Free Works, Even If It’s Not the Way BoingBoing Would Do It

By Neal 

When Crown decided to give away PDFs of Infected, a new novel by Scott Sigler, a few days ahead of the official publication date, and take them off the grid when the book went on sale in stores, Cory Doctorow of Boing Boing went off like a firecracker: “This is an act of massive goofiness,” Doctorow wrote. “Either Crown believes that free downloads sell books or they don’t. There’s no coherent explanation for a ticking-bomb download like this one; it’s like the hesitation marks on the wrists of a half-ass suicide.”

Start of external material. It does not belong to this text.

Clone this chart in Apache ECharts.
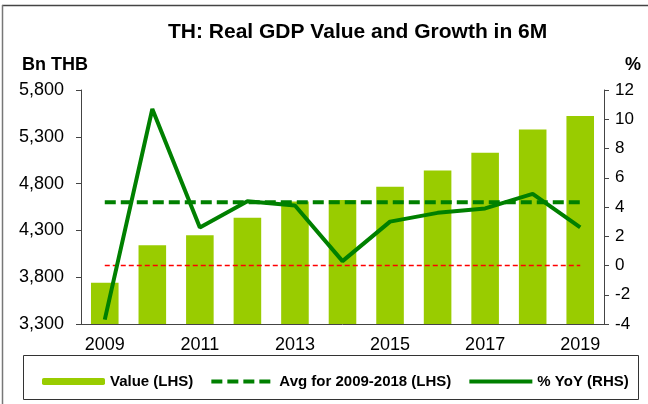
<html>
<head>
<meta charset="UTF-8">
<script src="https://cdn.jsdelivr.net/npm/echarts@6/dist/echarts.min.js"></script>
<style>
	body{margin:0;background:#fff;}
	#pic{width:648px;height:404px;}
</style>
</head>
<body>
<div id="pic"></div>
<script>
	"use strict";

	// data
	const years=["2009","2010","2011","2012","2013","2014","2015","2016","2017","2018","2019"];
	const gdpValue=[3741,4141,4247,4435,4610,4624,4766,4941,5129,5379,5521];
	const yoyGrowth=[-3.7,10.7,2.6,4.4,4.1,0.3,3.0,3.6,3.9,4.9,2.6];
	const avgValue=4602;
	const leftTicks=[3300,5800,500];
	const rightTicks=[-4,12,2];

	const avgLine=years.map(()=>avgValue);
	const zeroLine=years.map(()=>0);

	const font="Liberation Sans, Arial, sans-serif";
	let pic=echarts.init(document.getElementById("pic"));
	let option=
		{
			animation:false,
			textStyle:{fontFamily:font},
			title:{
				text:"TH: Real GDP Value and Growth in 6M",
				left:163,top:17,
				textStyle:{fontSize:21,fontWeight:"bold",color:"#000",fontFamily:font}
			},
			graphic:[
				{type:"line",shape:{x1:2,y1:5.5,x2:648,y2:5.5},style:{stroke:"#444",lineWidth:1.5}},
				{type:"line",shape:{x1:2.5,y1:5,x2:2.5,y2:404},style:{stroke:"#777",lineWidth:1.5}},
				{type:"rect",shape:{x:23.5,y:355.5,width:615,height:44},style:{fill:"none",stroke:"#333",lineWidth:1}},
				{type:"text",left:22,top:56,style:{text:"Bn THB",font:"bold 18px "+font,fill:"#000"}},
				{type:"text",left:625,top:56,style:{text:"%",font:"bold 18px "+font,fill:"#000"}}
			],
			grid:{left:81,right:44,top:90,bottom:80},
			legend:{
				data:[
					{name:"Value (LHS)"},
					{name:"Avg for 2009-2018 (LHS)",itemStyle:{opacity:0},lineStyle:{width:4}},
					{name:"% YoY (RHS)",itemStyle:{opacity:0},lineStyle:{width:4}}
				],
				left:37,top:369,
				itemWidth:63,itemHeight:7,itemGap:16,
				textStyle:{fontSize:15,fontWeight:"bold",color:"#000",fontFamily:font}
			},
			xAxis:{
				type:"category",
				data:years,
				axisLine:{onZero:false,lineStyle:{color:"#444",width:1}},
				axisTick:{length:6,lineStyle:{color:"#444"}},
				axisLabel:{interval:1,fontSize:18,color:"#000",margin:12}
			},
			yAxis:[
				{
					type:"value",min:leftTicks[0],max:leftTicks[1],interval:leftTicks[2],
					splitLine:{show:false},
					axisLine:{show:true,lineStyle:{color:"#444"}},
					axisTick:{show:true,length:5,lineStyle:{color:"#444"}},
					axisLabel:{fontSize:18,color:"#000",margin:17,formatter:v=>v.toLocaleString("en-US")}
				},
				{
					type:"value",min:rightTicks[0],max:rightTicks[1],interval:rightTicks[2],
					splitLine:{show:false},
					axisLine:{show:true,lineStyle:{color:"#444"}},
					axisTick:{show:true,length:5,lineStyle:{color:"#444"}},
					axisLabel:{fontSize:17,color:"#000",margin:11}
				}
			],
			series:[
				{
					name:"Value (LHS)",type:"bar",data:gdpValue,barWidth:"58%",
					itemStyle:{color:"#99CC00"}
				},
				{
					name:"zero",type:"line",yAxisIndex:1,data:zeroLine,symbol:"none",
					lineStyle:{color:"#FF0000",width:1.5,type:[5,3]},z:3
				},
				{
					name:"Avg for 2009-2018 (LHS)",type:"line",data:avgLine,symbol:"none",
					lineStyle:{color:"#008000",width:4,type:[11,5]},itemStyle:{color:"#008000"},z:4
				},
				{
					name:"% YoY (RHS)",type:"line",yAxisIndex:1,data:yoyGrowth,symbol:"none",
					lineStyle:{color:"#008000",width:4},itemStyle:{color:"#008000"},z:5
				}
			]
		};
	pic.setOption(option);
</script>
</body>
</html>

Wired editor-in-chief Chris Anderson, who wrote the book on free, decided to see what Crown’s online marketing manager, Shawn Nicholls, had to say about that. Nicholls reports that the house conisders the campaign a success, as 45,000 downloads were matched by enough pre-orders to make Infected the #1 horror novel on Amazon.com. While Doctorow believes online consumers are too antsy from living in the “eternal now” to cope with pre-orders, Nicholls says “the online audience we were hoping to reach is more prone to buying from web retailers, so for them pre-ordering on Amazon four days before publication isn’t that frustrating. It shows up just a few days later than it would have if it were purchased after its on-sale date.”

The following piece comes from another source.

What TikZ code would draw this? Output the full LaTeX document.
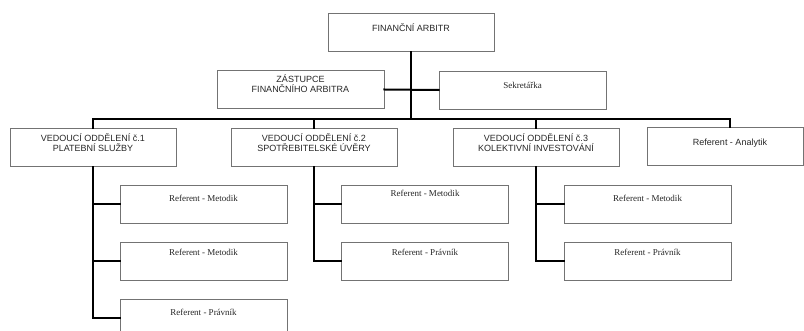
\documentclass[tikz,border=0pt]{standalone}
\usepackage{fontspec}
\setmainfont{Liberation Serif}
\setsansfont{Liberation Sans}

\tikzset{box/.style = {draw = black!55, line width = 0.9pt, minimum width = #1,
                       minimum height = 38pt, inner sep = 0pt},
         box/.default = 166pt,
         popis/.style = {anchor = center, align = center, text = black!85,
                         font = \fontsize{9}{10.5}\selectfont},
         vedouci/.style 2 args = {box, label = {[popis, font = \sffamily\fontsize{9}{10.5}\selectfont,
                                                 yshift = -#2]north:#1}},
         referent/.style 2 args = {box = 167pt, label = {[popis, yshift = -#2]north:#1}},
         spoj/.style = {line width = 2pt, line cap = rect}
        }

\begin{document}
\begin{tikzpicture}[x = 1pt, y = -1pt]
  \clip (0,0) rectangle (804,331);

  \node[vedouci = {FINANČNÍ ARBITR}{15pt}] (arbitr) at (411,32.5) {};
  \node[vedouci = {ZÁSTUPCE\\FINANČNÍHO ARBITRA}{13.5pt}, box = 167pt] (zastupce) at (300.5,89.5) {};
  \node[referent = {Sekretářka}{15pt}] (sekretarka) at (522.5,90) {};

  \node[vedouci = {VEDOUCÍ ODDĚLENÍ č.1\\PLATEBNÍ SLUŽBY}{14.5pt}] (odd1) at (93,147.5) {};
  \node[vedouci = {VEDOUCÍ ODDĚLENÍ č.2\\SPOTŘEBITELSKÉ ÚVĚRY}{14.5pt}] (odd2) at (314,147.5) {};
  \node[vedouci = {VEDOUCÍ ODDĚLENÍ č.3\\KOLEKTIVNÍ INVESTOVÁNÍ}{14.5pt}] (odd3) at (536,147.5) {};
  \node[box = 156pt, label = {[popis, font = \sffamily\fontsize{9}{10.5}\selectfont,
                              xshift = 5pt, yshift = -16pt]north:Referent - Analytik}] (analytik) at (725,146.5) {};

  \node[referent = {Referent - Metodik}{14pt}] (ref11) at (203.5,204) {};
  \node[referent = {Referent - Metodik}{10pt}] (ref12) at (203.5,261.5) {};
  \node[referent = {Referent - Právník}{14pt}] (ref13) at (203.5,318) {};
  \node[referent = {Referent - Metodik}{9pt}]  (ref21) at (425,204) {};
  \node[referent = {Referent - Právník}{10pt}] (ref22) at (425,261.5) {};
  \node[referent = {Referent - Metodik}{14pt}] (ref31) at (647.5,204) {};
  \node[referent = {Referent - Právník}{10pt}] (ref32) at (647.5,261.5) {};

  \coordinate (sbernice) at (411,119);

  \draw[spoj] (arbitr.south) -- (sbernice);
  \draw[spoj] (zastupce.east) -- (sekretarka.west);
  \draw[spoj] (odd1.north) |- (sbernice) -| ([xshift = 5pt]analytik.north);
  \foreach \odd in {odd2, odd3}
    \draw[spoj] (\odd.north) -- (\odd.north |- sbernice);

  \draw[spoj] (odd1.south) |- (ref13.west);
  \draw[spoj] (odd2.south) |- (ref22.west);
  \draw[spoj] (odd3.south) |- (ref32.west);
  \foreach \r/\odd in {ref11/odd1, ref12/odd1, ref21/odd2, ref31/odd3}
    \draw[spoj] (\r.west) -- (\r.west -| \odd.south);
\end{tikzpicture}
\end{document}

Nicholls calls the cutoff a matter of “balancing the marketing buzz of a limited-time event against the virtues of longer availability,” and Anderson’s takeaway is that “the philosophical hurdle” of giving the content away “has now been crossed” for yet another major publisher. Doctorow’s not fully convinced, and turns up in the post’s comments to make his (more moderate) objections, at which point Sigler chimes in, trying to unite everybody so they can mount an even bigger promotional campaign for the sequel, Contagious.